I do not know, and I do not need to decide, whether Mr and Mrs Brown have simply become unbalanced because of what happened between October 1989 and February 1991. Whatever the cause, the consequence is that they have, at least in connection with this matter, lost touch with rationality. They may also be motivated by malice and the desire to do everything they can to get back at those who they feel have been responsible for, or profited by, their misfortune.
Whatever the reason, Mr and Mrs Brown's evidence on matters obtaining to Pinecord and its demise have been so overborne by these sorts of feelings that I am afraid I regard their evidence as seriously unreliable."

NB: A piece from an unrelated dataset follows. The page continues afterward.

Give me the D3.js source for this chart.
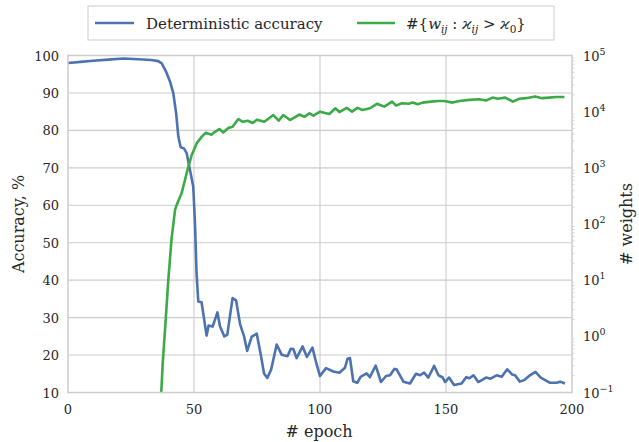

"(1) The course adopted by the judge in deciding the case without putting the defendants to the election of adducing evidence, had to be approached with caution. Where a defendant was put to an election and evidence was adduced, that was the end of the evidence either way. When no such election was sought the trial judge was required to decide the facts of the whole case after hearing just one party's evidence. (2) In that respect, despite the Civil Procedure Rules 1998, and the powers of the case management, there remained in force the principles outlined in Alexander v Rayson [1936] 1 KB 169, that it was not right for a judge of fact to express a view on the evidence, until the evidence was completed. (3) If no election was extracted, there remained the risk of an appeal against the merits, and if successful, a retrial. Such was avoidable if the defendants were put to an election."
"If I had been prepared or were able to permit this amendment to be made, I do not consider that the Browns could have made out even a prima facie case for contending that the director defendants were in breach of their duty in not having called a rights issue between July 1990 and January 1991."